Der Integrationsrat als Gremium




Was also ist so neu an diesem Forum, was werden wir anders machen? Bislang geht es in den Gremien und Dialogforen, die sich mit Integration befassen meist um das große Ganze, um Grundsatzfragen. Das ist wichtig und richtig, aber der Teufel steckt nun mal auch im Detail. Deshalb wollen wir mit dem Integrationsrat dort ansetzen, wo es ganz konkret wird.

In den Ad-hoc-Ausschüssen wirklich dort hingehen, „wo es weh tut“, wie man in der Fußballersprache sagt. Wir wollen heikle Themen behandeln und dafür ganz konkrete Lösungsvorschläge entwickeln. Die besprechen wir dann im Plenum und geben die Ergebnisse weiter an den Landtag und die Ministerien. Und vielleicht wird manches davon dann auch praktisch umgesetzt.



Verantwortung der Mitglieder




Wir müssen handeln. Sowohl die Politik als auch die

Wissenschaft haben in den letzten Jahren großartige Konzepte entwickelt, aber das muss auch umgesetzt werden. Da sind die Politiker in der Pflicht – auch ich. Wir haben den Auftrag, dass Integration gelingt. Das erwarten die Menschen von uns, und dieser Verantwortung müssen wir uns auch stellen. Aber auch die Mehrheitsgesellschaft muss mitmachen.



Der BIR als Ideenpool




Ich verstehe den Bayerischen Integrationsrat als Ideenpool. Er soll ein

lebendiges Gremium sein, in dem kontrovers diskutiert wird. Integration ist nun einmal kein konfliktfreier Prozess und es gibt auch keinen Königsweg. Denn wäre dem so, könnten wir alle zuhause bleiben. Deshalb gilt die Aufforderung an alle: Streiten Sie auch miteinander. Denn nur so lässt sich herausbekommen, wo es hakt, was wir besser machen können und welche Integrationspolitik wir brauchen.



Einbezug der Mehrheitsgesellschaft




Eine entscheidende Rolle spielt die Mehrheitsgesellschaft im Integrationsprozess. Bislang spielt sie eigentlich gar keine – und wozu das führt, haben wir erst kürzlich in der Schweiz erlebt. Wir stellen uns die Frage, wie wir die Aufnahmegesellschaft für Integration gewinnen können? Wie erreichen wir Teilhabe statt Ablehnung und bestenfalls Ignoranz? Wie verhindern wir, dass Menschen zum Thema Integration lieber schweigen statt offen ihre Meinung zu sagen? Es ist gefährlich, wenn die Leute glauben, nicht gehört zu werden und nur am Stammtisch ohne Tabus reden zu können.

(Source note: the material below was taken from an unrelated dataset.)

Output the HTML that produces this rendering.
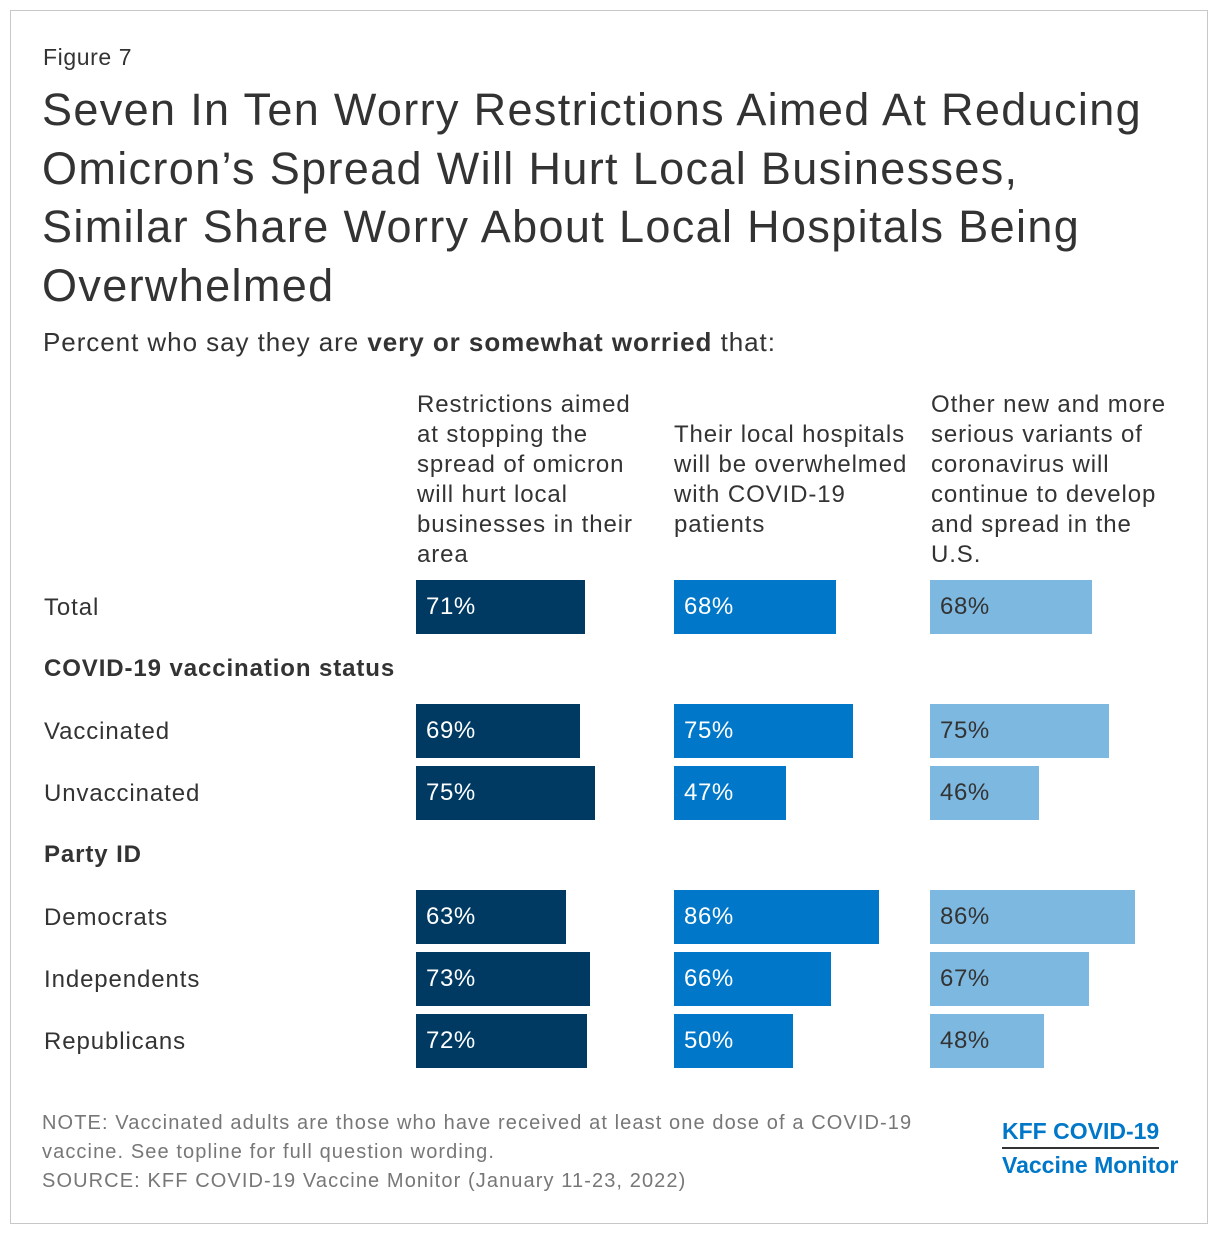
<!DOCTYPE html>
<html><head><meta charset="utf-8">
<style>
body{margin:0;width:1220px;height:1236px;background:#fff;font-family:"Liberation Sans",sans-serif;position:relative;overflow:hidden}
.frame{position:absolute;left:10px;top:10px;width:1198px;height:1214px;border:1px solid #c8c8c8;box-sizing:border-box}
.t{position:absolute;color:#333;white-space:nowrap}
.hdr{position:absolute;font-size:24px;letter-spacing:0.9px;line-height:30px;color:#333;white-space:nowrap}
.lbl{position:absolute;left:44px;font-size:24px;letter-spacing:0.9px;color:#333}
.bar{position:absolute;height:54px;color:#fff;font-size:24px;letter-spacing:0.6px;line-height:54px;padding-left:10px;box-sizing:border-box}
</style></head><body>
<div class="frame"></div>
<div class="t" style="left:43px;top:44px;font-size:23px;letter-spacing:0.6px">Figure 7</div>
<div class="t" style="left:42px;top:81px;font-size:45px;letter-spacing:1.35px;line-height:58.5px">Seven In Ten Worry Restrictions Aimed At Reducing<br>Omicron’s Spread Will Hurt Local Businesses,<br>Similar Share Worry About Local Hospitals Being<br>Overwhelmed</div>
<div class="t" style="left:43px;top:327px;font-size:26px;letter-spacing:0.95px">Percent who say they are <b>very or somewhat worried</b> that:</div>
<div class="hdr" style="left:417px;top:390px">Restrictions aimed<br>at stopping the<br>spread of omicron<br>will hurt local<br>businesses in their<br>area</div>
<div class="hdr" style="left:674px;top:420px">Their local hospitals<br>will be overwhelmed<br>with COVID-19<br>patients</div>
<div class="hdr" style="left:931px;top:390px">Other new and more<br>serious variants of<br>coronavirus will<br>continue to develop<br>and spread in the<br>U.S.</div>
<div id="chart"></div>
<div class="t" style="left:42px;top:1109px;font-size:20px;letter-spacing:1.1px;line-height:29px;color:#777">NOTE: Vaccinated adults are those who have received at least one dose of a COVID-19<br>vaccine. See topline for full question wording.<br>SOURCE: KFF COVID-19 Vaccine Monitor (January 11-23, 2022)</div>
<div style="position:absolute;left:1002px;top:1118px;color:#0077C8;font-weight:bold;font-size:23px;line-height:26px"><div style="border-bottom:2px solid #333;padding-bottom:3px;display:inline-block">KFF COVID-19</div><div style="margin-top:3px">Vaccine Monitor</div></div>
<script>
const categories=["Total","Vaccinated","Unvaccinated","Democrats","Independents","Republicans"];
const rowTops=[580,704,766,890,952,1014];
const businesses=[71,69,75,63,73,72];
const hospitals=[68,75,47,86,66,50];
const variants=[68,75,46,86,67,48];
const groups=[["COVID-19 vaccination status",655],["Party ID",841]];
const series=[[businesses,416,"#003A63","#fff","businesses"],[hospitals,674,"#0077C8","#fff","hospitals"],[variants,930,"#7DB8E0","#333","variants"]];
const scale=v=>v*2.38;
const c=document.getElementById('chart');
groups.forEach(g=>{const d=document.createElement('div');d.className='lbl';d.style.top=g[1]+'px';d.style.fontWeight='bold';d.textContent=g[0];


c.appendChild(d);});
categories.forEach((cat,i)=>{
const l=document.createElement('div');l.className='lbl';l.style.top=(rowTops[i]+14)+'px';l.textContent=cat;


c.appendChild(l);
series.forEach(s=>{const b=document.createElement('div');b.className='bar';b.style.left=s[1]+'px';b.style.top=rowTops[i]+'px';b.style.width=scale(s[0][i])+'px';b.style.background=s[2];b.style.color=s[3];b.textContent=s[0][i]+'%';


c.appendChild(b);});
});
</script>
</body></html>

Dass so vieles schief läuft bei der Einbeziehung der Mehrheitsgesellschaft liegt nicht an den Menschen, sondern an uns, den Verantwortlichen. Hier bitte iist Jeder von uns gefragt. Wie gewinnen wir die Menschen? Wir verhindern wir, dass eine gute und notwendige Sache wie die Integration irgendwann ebenso unpopulär wird wie die ebenfalls gute und notwendige Sache der Europäischen Einigung?

Das geht nur über Beteiligung – und nicht, indem wir die Menschen als zu dumm oder nicht ausreichend verantwortungsbewusst hinstellen, wie das bei heiklen Themen nur allzu gerne geschieht. Denn es geht kein Weg daran vorbei:

An der Integration müssen beide Seiten beteiligt sein, die integrierende Seite, die Mehrheit, und die Seite, die integriert werden soll. Kein Schlüssel funktioniert ohne ein Schloss. Man braucht beides, um eine Tür zu öffnen.